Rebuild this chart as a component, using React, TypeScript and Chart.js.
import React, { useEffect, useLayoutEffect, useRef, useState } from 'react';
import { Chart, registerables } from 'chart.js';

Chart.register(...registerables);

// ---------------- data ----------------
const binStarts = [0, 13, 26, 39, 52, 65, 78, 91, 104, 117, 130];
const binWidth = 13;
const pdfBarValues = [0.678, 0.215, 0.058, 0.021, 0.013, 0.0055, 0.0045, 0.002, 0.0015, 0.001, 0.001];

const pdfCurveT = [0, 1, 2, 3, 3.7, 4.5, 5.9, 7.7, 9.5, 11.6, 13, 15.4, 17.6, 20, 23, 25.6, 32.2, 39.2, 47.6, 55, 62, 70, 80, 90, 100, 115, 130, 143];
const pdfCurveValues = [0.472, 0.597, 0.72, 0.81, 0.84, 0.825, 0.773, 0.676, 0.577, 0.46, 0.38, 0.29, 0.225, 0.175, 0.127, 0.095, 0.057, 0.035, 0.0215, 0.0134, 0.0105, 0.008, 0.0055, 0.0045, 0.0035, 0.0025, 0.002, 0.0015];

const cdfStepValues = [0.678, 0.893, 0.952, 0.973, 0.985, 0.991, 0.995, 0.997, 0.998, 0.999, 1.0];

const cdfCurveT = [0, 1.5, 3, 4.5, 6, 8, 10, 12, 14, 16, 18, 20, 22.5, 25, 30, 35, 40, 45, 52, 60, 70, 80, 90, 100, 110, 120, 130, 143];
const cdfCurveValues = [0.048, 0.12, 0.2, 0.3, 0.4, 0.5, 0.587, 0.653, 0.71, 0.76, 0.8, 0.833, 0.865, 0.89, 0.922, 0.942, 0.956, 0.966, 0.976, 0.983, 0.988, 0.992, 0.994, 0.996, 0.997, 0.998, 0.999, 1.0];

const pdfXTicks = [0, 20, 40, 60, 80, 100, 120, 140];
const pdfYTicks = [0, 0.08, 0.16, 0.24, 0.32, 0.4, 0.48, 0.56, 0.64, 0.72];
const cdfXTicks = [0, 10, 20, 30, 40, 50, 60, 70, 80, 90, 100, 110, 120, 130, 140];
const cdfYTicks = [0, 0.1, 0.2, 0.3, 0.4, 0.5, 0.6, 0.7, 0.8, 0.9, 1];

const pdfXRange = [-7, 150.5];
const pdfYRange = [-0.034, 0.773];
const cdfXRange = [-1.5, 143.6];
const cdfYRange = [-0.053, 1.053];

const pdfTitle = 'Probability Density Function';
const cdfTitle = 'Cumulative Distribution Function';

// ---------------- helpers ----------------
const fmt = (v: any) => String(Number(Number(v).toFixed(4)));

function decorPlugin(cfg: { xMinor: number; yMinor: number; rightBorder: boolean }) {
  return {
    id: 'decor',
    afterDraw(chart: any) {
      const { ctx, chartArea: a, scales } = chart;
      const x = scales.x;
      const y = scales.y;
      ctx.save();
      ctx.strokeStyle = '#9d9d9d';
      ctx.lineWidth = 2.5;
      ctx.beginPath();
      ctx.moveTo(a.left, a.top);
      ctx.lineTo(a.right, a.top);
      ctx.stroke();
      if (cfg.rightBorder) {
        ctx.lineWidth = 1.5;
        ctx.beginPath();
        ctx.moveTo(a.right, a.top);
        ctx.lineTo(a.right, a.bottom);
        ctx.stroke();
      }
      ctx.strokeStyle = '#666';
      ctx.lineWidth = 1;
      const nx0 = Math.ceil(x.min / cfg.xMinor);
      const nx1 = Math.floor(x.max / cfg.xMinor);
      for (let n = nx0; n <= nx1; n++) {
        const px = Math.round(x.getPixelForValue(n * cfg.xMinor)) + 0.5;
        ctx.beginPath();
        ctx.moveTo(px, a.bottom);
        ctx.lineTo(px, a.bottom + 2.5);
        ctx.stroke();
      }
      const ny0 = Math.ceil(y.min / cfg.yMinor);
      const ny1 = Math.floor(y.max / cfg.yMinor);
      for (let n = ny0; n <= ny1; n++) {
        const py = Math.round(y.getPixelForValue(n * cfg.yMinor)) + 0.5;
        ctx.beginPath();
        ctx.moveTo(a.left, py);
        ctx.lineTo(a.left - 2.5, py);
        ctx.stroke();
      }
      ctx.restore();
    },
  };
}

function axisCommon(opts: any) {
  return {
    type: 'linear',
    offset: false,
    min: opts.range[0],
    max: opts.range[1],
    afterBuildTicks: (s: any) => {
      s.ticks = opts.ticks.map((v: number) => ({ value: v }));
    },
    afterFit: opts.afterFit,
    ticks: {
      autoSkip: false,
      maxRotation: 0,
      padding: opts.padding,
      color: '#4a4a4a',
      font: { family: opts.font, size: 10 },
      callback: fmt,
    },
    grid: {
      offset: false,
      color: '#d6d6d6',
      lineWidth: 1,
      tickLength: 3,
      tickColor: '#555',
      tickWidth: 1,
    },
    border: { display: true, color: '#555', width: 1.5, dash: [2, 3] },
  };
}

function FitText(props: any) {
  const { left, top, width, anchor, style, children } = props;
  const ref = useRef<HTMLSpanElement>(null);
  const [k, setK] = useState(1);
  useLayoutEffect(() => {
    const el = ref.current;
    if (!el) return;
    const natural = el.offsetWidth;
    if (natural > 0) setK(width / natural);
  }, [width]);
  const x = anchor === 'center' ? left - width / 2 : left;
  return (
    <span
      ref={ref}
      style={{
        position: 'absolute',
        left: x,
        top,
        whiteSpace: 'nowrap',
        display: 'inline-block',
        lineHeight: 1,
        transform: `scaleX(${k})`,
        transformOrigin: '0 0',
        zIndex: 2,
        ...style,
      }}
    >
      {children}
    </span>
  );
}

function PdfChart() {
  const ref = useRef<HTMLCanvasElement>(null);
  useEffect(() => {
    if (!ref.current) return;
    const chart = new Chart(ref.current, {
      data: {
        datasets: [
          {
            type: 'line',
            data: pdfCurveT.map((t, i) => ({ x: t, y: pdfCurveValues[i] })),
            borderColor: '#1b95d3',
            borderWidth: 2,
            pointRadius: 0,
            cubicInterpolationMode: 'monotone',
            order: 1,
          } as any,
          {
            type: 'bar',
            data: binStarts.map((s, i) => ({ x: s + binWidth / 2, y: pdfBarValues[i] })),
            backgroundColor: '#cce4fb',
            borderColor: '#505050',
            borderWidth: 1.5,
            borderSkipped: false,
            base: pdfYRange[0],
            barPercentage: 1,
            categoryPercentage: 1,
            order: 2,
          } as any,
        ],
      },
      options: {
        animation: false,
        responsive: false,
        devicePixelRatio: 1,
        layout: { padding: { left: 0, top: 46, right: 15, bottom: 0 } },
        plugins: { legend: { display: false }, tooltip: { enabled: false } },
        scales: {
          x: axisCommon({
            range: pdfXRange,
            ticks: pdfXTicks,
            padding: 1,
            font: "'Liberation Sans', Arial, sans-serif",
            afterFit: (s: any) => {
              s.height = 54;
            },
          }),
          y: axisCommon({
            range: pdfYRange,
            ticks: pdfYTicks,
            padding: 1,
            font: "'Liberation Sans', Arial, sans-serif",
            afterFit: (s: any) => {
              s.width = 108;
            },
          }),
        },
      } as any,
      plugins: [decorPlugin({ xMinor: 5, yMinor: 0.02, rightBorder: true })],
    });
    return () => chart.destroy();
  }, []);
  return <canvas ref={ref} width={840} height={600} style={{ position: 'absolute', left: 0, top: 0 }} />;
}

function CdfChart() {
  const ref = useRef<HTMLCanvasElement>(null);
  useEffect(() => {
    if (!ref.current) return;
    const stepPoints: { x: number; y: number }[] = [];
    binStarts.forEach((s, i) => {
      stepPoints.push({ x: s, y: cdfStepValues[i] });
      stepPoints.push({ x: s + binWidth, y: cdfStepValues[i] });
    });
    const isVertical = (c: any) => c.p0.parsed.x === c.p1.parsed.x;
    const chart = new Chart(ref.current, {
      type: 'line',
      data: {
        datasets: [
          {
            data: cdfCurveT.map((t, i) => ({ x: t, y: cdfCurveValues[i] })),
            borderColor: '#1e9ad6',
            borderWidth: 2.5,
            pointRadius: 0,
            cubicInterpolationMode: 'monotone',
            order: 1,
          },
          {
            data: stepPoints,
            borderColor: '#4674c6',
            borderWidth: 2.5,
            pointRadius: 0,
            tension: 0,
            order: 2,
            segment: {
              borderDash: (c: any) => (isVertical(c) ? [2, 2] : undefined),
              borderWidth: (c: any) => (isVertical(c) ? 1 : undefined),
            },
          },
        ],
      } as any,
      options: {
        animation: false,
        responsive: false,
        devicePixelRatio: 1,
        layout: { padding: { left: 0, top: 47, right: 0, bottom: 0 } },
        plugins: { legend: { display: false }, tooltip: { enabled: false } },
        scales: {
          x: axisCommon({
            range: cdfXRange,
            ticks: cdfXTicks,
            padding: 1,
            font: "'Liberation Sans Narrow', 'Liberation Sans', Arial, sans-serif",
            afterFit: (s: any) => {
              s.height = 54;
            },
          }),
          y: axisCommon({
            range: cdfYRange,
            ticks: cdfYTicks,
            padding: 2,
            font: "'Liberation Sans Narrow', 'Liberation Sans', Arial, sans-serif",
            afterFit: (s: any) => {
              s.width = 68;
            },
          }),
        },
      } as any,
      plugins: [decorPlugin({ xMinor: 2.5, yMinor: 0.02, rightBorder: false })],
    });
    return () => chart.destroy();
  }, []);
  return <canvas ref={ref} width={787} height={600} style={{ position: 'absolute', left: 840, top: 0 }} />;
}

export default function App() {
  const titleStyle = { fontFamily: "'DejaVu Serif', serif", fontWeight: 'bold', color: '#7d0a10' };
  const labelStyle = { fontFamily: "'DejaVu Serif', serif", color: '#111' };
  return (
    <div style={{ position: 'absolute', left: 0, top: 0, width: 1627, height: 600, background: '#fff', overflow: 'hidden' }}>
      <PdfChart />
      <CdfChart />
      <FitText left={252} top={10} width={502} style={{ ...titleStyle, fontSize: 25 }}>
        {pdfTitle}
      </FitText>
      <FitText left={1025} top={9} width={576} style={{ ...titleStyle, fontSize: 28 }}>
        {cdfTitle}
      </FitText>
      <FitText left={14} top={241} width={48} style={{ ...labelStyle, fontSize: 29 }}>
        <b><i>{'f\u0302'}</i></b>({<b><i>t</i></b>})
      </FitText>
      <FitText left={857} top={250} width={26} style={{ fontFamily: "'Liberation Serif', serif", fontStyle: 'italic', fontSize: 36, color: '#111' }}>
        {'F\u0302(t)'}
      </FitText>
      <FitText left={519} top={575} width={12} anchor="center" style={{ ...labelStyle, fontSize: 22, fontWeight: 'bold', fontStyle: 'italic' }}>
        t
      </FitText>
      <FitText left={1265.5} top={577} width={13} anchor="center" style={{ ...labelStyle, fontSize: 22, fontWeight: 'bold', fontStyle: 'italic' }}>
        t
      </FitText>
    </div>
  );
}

Do this: Pull every line containing "React" from the data.

Solution below:
Rebuild this chart as a component, using React, TypeScript and Chart.js.
import React, { useEffect, useLayoutEffect, useRef, useState } from 'react';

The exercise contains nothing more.